Revierderby: Ein paar Schalke-Fans versammeln sich an der Arena
Noch ein Stück weiter die Kurt-Schumacher Straße hinauf in Richtung Norden liegt das Vereinsgelände von Schalke 04. Es ist inzwischen 17:32 Uhr. In etwas weniger als einer Stunde beginnt das Spiel. Wo sonst diejenigen, die eine Karte ergattern konnten, die Arena fluten, ist heute deutlich weniger los. Vor der Arena haben sich gut zwei Dutzend Schalke-Anhänger versammelt. Mit Megafon bewaffnet geben die Fans Schlachtrufe zum Besten.
Etwas abseits stehen vereinzelt weitere Supporter, alleine oder in Kleingruppen. Auf dem Parkplatz wartet beispielsweise Thorsten, den auf Schalke alle nur „Kluti“ nennen, auf den Anpfiff. Vor ein paar Wochen, als S04 auf Bayern München traf, ist er von seinem Wohnort Ennepetal aus zu Fuß nach Gelsenkirchen gelaufen. „Als Motivationsspritze“, sagt „Kluti“ und lacht. Heute ist er gemeinsam mit seiner Freundin Steffi „für das Gefühl“ hier: „Es ist halt Derby. Da wäre man jetzt eigentlich im Stadion.“
Die Gäste gewinnen: BVB schlägt S04
18.30 Uhr, das Nachbarschaftsduell beginnt. Die Straßenbahn fährt weiter ihre Runde, vor der Arena werden vereinzelt Böller gezündet. Was alle, die auf dem weitläufigen Stadion-Areal verharren, eint: Sie hoffen auf eine Überraschung. Nichts anderes wäre ein Sieg der Knappen. Denn Schalke hat Monate zum Vergessen hinter sich. Beispielhaft wären da eine Serie von 30 Spielen am Stück ohne Sieg, die erst im Januar endete, und mehrere Trainerwechsel zu nennen. Ein Sieg gegen den Rivalen täte den Knappen aus vielen Gründen gut.

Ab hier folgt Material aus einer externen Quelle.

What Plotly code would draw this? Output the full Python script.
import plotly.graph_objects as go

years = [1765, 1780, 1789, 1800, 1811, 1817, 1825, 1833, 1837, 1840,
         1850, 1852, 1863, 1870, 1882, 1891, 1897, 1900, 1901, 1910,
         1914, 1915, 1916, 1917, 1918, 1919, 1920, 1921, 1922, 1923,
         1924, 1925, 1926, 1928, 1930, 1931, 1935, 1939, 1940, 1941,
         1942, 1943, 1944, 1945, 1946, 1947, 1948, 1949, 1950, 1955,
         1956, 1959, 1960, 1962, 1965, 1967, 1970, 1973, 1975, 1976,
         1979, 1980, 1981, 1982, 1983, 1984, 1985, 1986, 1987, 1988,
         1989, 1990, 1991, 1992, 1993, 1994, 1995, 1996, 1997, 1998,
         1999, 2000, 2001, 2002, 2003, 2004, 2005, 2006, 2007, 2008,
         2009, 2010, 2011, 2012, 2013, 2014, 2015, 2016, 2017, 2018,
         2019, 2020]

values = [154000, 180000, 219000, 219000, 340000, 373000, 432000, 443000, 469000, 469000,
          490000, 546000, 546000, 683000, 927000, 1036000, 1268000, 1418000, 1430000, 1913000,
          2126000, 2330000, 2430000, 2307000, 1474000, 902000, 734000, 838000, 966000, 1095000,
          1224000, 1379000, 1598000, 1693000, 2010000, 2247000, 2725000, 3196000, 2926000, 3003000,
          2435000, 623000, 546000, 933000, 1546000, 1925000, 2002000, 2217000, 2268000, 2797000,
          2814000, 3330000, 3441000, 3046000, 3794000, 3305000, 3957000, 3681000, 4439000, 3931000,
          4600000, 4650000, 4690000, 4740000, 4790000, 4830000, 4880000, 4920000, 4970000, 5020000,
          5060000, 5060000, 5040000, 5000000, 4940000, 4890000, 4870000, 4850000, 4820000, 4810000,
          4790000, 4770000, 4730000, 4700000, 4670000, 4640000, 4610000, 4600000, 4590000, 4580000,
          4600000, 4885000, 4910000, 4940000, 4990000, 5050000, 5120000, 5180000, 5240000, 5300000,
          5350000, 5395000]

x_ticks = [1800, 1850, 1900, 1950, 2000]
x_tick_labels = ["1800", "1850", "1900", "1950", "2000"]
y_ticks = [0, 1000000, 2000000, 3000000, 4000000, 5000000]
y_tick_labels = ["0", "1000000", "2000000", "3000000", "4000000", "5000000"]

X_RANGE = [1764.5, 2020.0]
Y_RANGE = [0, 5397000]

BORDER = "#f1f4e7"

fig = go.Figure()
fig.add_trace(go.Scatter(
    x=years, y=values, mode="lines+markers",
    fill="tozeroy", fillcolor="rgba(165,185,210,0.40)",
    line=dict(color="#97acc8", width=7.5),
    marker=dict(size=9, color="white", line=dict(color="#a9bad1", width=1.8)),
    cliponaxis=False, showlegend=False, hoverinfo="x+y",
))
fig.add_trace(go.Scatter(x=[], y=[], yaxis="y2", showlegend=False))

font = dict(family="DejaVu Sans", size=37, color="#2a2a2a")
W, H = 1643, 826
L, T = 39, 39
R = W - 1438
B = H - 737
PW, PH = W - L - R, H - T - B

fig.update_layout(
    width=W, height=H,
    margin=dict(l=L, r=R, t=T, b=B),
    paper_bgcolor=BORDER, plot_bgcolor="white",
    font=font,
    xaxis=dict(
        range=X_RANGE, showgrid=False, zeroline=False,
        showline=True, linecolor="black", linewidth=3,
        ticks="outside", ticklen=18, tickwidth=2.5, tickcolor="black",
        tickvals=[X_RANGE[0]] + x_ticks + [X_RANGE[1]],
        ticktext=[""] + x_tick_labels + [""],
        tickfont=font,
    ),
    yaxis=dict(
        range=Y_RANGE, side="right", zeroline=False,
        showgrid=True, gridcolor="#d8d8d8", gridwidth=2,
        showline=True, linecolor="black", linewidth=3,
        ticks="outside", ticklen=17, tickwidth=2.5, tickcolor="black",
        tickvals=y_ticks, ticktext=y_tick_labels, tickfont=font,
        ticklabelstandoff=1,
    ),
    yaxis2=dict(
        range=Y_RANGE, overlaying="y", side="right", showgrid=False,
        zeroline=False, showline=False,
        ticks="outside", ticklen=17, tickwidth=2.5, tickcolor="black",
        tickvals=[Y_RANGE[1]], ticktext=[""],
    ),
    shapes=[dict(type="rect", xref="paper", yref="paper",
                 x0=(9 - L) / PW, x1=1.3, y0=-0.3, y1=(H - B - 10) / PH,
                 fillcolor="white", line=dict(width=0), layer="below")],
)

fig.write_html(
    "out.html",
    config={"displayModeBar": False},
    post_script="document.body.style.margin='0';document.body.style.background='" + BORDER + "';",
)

Doch die Anwesenden werden enttäuscht. Der BVB führt zur Halbzeit mit 2:0, die ersten verlassen frustriert das Gelände. Schwarz-Gelb legt nach der Pause zwei weitere Tore nach. Schalke bleibt damit Tabellenletzter.
Lediglich neun Punkte hat S04 nach etwa zwei Dritteln der Saison gesammelt. Die Folge: Königsblau taumelt in Richtung zweite Liga. Bei einem Abstieg ist dieses 0:4-Revierderby das letzte für eine vielleicht lange Zeit.
Schalke: Nach dem Derby kommt es zu unschönen Szenen
Nach dem Abpfiff wird es noch einmal stürmisch an der Arena. Hunderte S04-Anhänger tauchen plötzlich auf dem Gelände auf. Der Frust sitzt tief und es bleibt nicht beim stillen Protest. Die Besucher wollen ein Stadion-Tor stürmen und die Polizei muss eingreifen. Gegen 21:19 Uhr kehrt schließlich wieder Ruhe ein und der ganze Spuk ist beendet.